In many machine learning models, feature importance or variable importance is an important output from the model as it informs us about the relative or absolute importance of each feature in contributing to the model. More specifically, feature importance tells us which are the features that are highly differentiating, in the case of classification, and which are those that are not.

However, one shortfall of feature importance is that it’s global in nature - it informs the data scientist about the overall strength of the features as a whole in the dataset. What if something more granular and refined is required? Just because a feature is high up on the feature importance list does not mean that it’s always important.

### Logistic regression as an example

Suppose you have some logistic regression model in the form

logit(p) = β_{0}+ β_{1}x_{1}+ … + β_{p}x_{p}

For a given test case with p features, you would get the predicted probability by substituting each actualized feature value into the model (and do the inverse logit transformation). Naturally, different test cases would have different actualized feature value, summing up to different predicted probabilities.

Therefore, it’s intuitive to think about how a feature contributes to the predicted probability of a given test case:

feature contribution of x_{k}= |β_{k}x_{k}| / (|β_{0|}+ Σ|β_{i}x_{i}|) ∈ [0,1]

With this, we can say the x_{k} contributes to the predicted probability of a given test case for some proportion or percentage, i.e. the feature contribution.

### Generalizing to tree-based models

This way of evaluating individual feature contribution can be generalized to beyond linear models. For example, in a decision tree, a given test case would have a given prediction pathway that it takes down the decision tree - passing through to multiple junctions in the tree. The gain or loss in predicted probabilities or predicted values can be tracked accordingly, leading to a similar notion of feature contribution.
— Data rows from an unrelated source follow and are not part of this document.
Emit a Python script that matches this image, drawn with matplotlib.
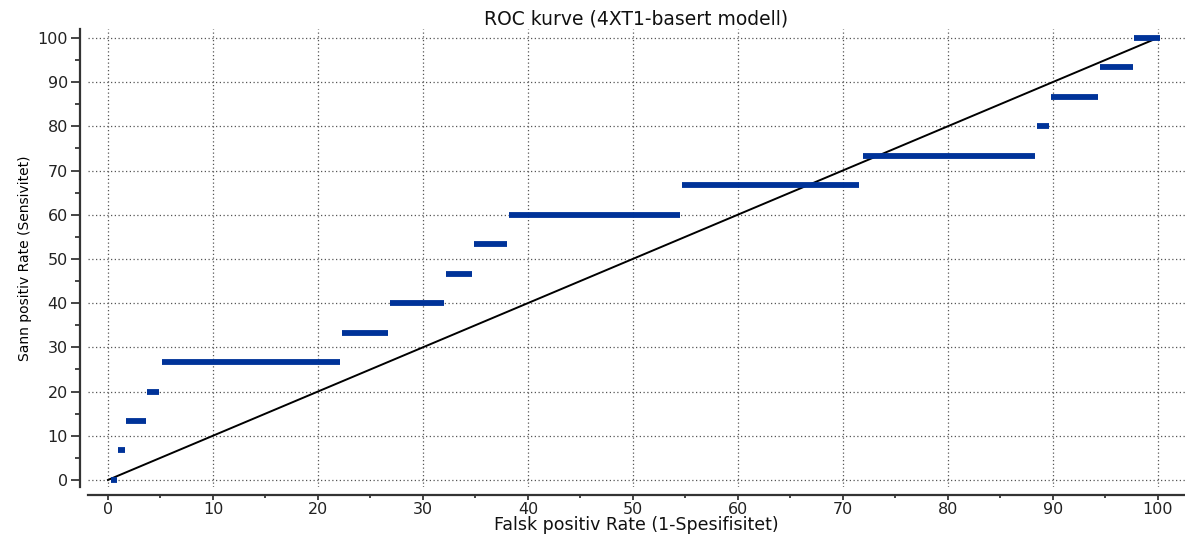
import matplotlib.pyplot as plt
import numpy as np

# ROC steps: sensitivity level and the FPR range each one covers
sens = [0.0, 6.67, 13.33, 20.0, 26.67, 33.33, 40.0, 46.67, 53.33,
        60.0, 66.67, 73.33, 80.0, 86.67, 93.33, 100.0]
fpr_start = [0.3, 1.0, 1.7, 3.7, 5.1, 22.3, 26.9, 32.2, 34.9,
             38.2, 54.7, 71.9, 88.5, 89.8, 94.5, 97.7]
fpr_end = [0.9, 1.6, 3.6, 4.9, 22.1, 26.7, 32.0, 34.7, 38.0,
           54.5, 71.5, 88.3, 89.6, 94.3, 97.6, 100.2]

# reference diagonal
diag = [0, 100]

fig = plt.figure(figsize=(11.85, 5.35), dpi=100)
ax = fig.add_axes([0.0743, 0.0897, 0.9257, 0.856])

ax.plot(diag, diag, color='black', lw=1.4, zorder=3)
ax.hlines(sens, fpr_start, fpr_end, color='#003399', lw=4.2, zorder=4,
          capstyle='butt')

ax.set_xlim(-1.9, 102.6)
ax.set_ylim(-1.6, 102.0)
ax.set_xticks(np.arange(0, 101, 10))
ax.set_yticks(np.arange(0, 101, 10))
ax.set_xticks(np.arange(5, 100, 10), minor=True)
ax.set_yticks(np.arange(5, 100, 10), minor=True)

ax.grid(True, which='major', color='#555555', linestyle=(0, (1, 2)), lw=0.9)

for s in ['top', 'right']:
    ax.spines[s].set_visible(False)
for s in ['left', 'bottom']:
    ax.spines[s].set_linewidth(1.6)
    ax.spines[s].set_color('#333333')
    ax.spines[s].set_position(('outward', 6))

ax.tick_params(which='major', width=1.4, color='#444444',
               labelsize=11.5, labelcolor='#222222')
ax.tick_params(axis='y', which='major', length=6.5, pad=2)
ax.tick_params(axis='x', which='major', length=3.5, pad=1.5)
ax.tick_params(axis='y', which='minor', length=3.5, width=1.4, color='#444444')
ax.tick_params(axis='x', which='minor', length=2.5, width=1.4, color='#444444')

ax.set_title('ROC kurve (4XT1-basert modell)', fontsize=13.5, pad=3,
             color='#111111')
ax.set_xlabel('Falsk positiv Rate (1-Spesifisitet)', fontsize=12.5,
              labelpad=-1, color='#111111')
ax.set_ylabel('Sann positiv Rate (Sensivitet)', fontsize=10,
              family=['Liberation Sans Narrow', 'DejaVu Sans'], labelpad=4)

plt.savefig('out.png', dpi=100)
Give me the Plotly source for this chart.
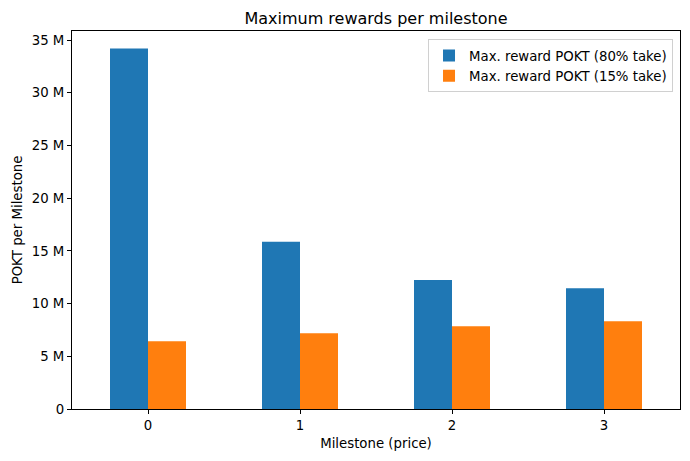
import plotly.graph_objects as go

milestones = [0, 1, 2, 3]
reward_80 = [34.19e6, 15.86e6, 12.23e6, 11.46e6]
reward_15 = [6.42e6, 7.18e6, 7.85e6, 8.32e6]
ytick_vals = [0, 5e6, 10e6, 15e6, 20e6, 25e6, 30e6, 35e6]
ytick_text = ["0", "5 M", "10 M", "15 M", "20 M", "25 M", "30 M", "35 M"]

fig = go.Figure()
fig.add_bar(x=milestones, y=reward_80, name="Max. reward POKT (80% take)",
            marker=dict(color="#1f77b4", line=dict(width=0)))
fig.add_bar(x=milestones, y=reward_15, name="Max. reward POKT (15% take)",
            marker=dict(color="#ff7f0e", line=dict(width=0)))

# the page body has an 8px margin, so the figure is drawn 8px in from the top-left
W, H = 682, 453
font = "DejaVu Sans"
fs = 13.3
fig.update_layout(
    width=W, height=H,
    margin=dict(l=64, r=10, t=23, b=52, autoexpand=False),
    paper_bgcolor="white", plot_bgcolor="white",
    barmode="group", bargap=0.5, bargroupgap=0,
    font=dict(family=font, size=fs, color="black"),
    title=dict(text="Maximum rewards per milestone", x=(64 + 672) / 2 / W, xanchor="center",
               y=1 - 10 / H, yanchor="middle", font=dict(size=16)),
    legend=dict(x=0.9885, y=0.978, xanchor="right", yanchor="top",
                bgcolor="rgba(255,255,255,0.8)", bordercolor="#d0d0d0", borderwidth=1,
                font=dict(size=fs), tracegroupgap=0, itemwidth=30),
    xaxis=dict(range=[-0.5, 3.5], tickvals=milestones, ticktext=[str(m) for m in milestones],
               showline=True, linecolor="black", linewidth=1, mirror=True, automargin=False,
               ticks="outside", ticklen=4, tickcolor="black", showgrid=False, zeroline=False,
               tickfont=dict(size=fs),
               title=dict(text="Milestone (price)", standoff=6, font=dict(size=fs))),
    yaxis=dict(range=[0, 35.86e6], tickvals=ytick_vals, ticktext=ytick_text,
               showline=True, linecolor="black", linewidth=1, mirror=True, automargin=False,
               ticks="outside", ticklen=4, tickcolor="black", showgrid=False, zeroline=False,
               tickfont=dict(size=fs),
               title=dict(text="POKT per Milestone", standoff=6, font=dict(size=fs))),
)
fig.write_html("out.html")
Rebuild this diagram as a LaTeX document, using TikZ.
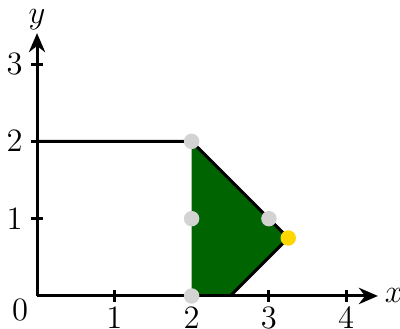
\documentclass[tikz,border=0pt]{standalone}
\usepackage{tikz}
\usetikzlibrary{arrows.meta}
\definecolor{region}{HTML}{006400}
\definecolor{vertex}{HTML}{D3D3D3}
\definecolor{optimum}{HTML}{FFD700}
\tikzset{
  every picture/.style={line join=round,>=Stealth},
  axisline/.style={line width=1.1pt},
  dot/.style={circle,inner sep=0pt,minimum size=0.2cm},
}
\begin{document}
\begin{tikzpicture}
\useasboundingbox(-0.479,-0.427)rectangle(4.696,3.829);
\coordinate(A)at(2,0);
\coordinate(B)at(2,2);
\coordinate(C)at(3.25,0.75);
\coordinate(D)at(2.5,0);
\draw[region,line width=0.6pt](0,0)--(0,2);
\fill[region](A)--(B)--(C)--(D)--cycle;
\draw[line width=1.1pt](0,2)--(B)--(C)--(D);
\draw[axisline,-{Stealth[length=7pt,width=6pt]}](0,0)--(4.41,0)node[right,inner sep=2pt]{\large$x$};
\draw[axisline,-{Stealth[length=7pt,width=6pt]}](0,0)--(0,3.4)node[above,inner sep=0.8pt]{\large$y$};
\foreach \i in {1,...,4}\draw[axisline](\i,0.08)--(\i,-0.08)node[below,inner sep=1.5pt]{\large$\i$};
\foreach \i in {1,...,3}\draw[axisline](0.08,\i)--(-0.08,\i)node[left,inner sep=2.5pt]{\large$\i$};
\node at(-0.22,-0.18){\large$0$};
\foreach \p in {(2,0),(2,1),(2,2),(3,1)}\node[dot,fill=vertex]at\p{};
\node[dot,fill=optimum]at(C){};
\end{tikzpicture}
\end{document}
Moreover, this can further generalized to ensemble models, such as Random Forest, ExtraTrees and even XGBoost.

I leave you with these two blog posts and the treeinterpreter package in Python as it has already been explored:

- http://blog.datadive.net/interpreting-random-forests/
- https://blog.datadive.net/random-forest-interpretation-conditional-feature-contributions/
- https://github.com/andosa/treeinterpreter

That’s all for this short post, hope it helps in bringing you to think slightly deeper about feature importance.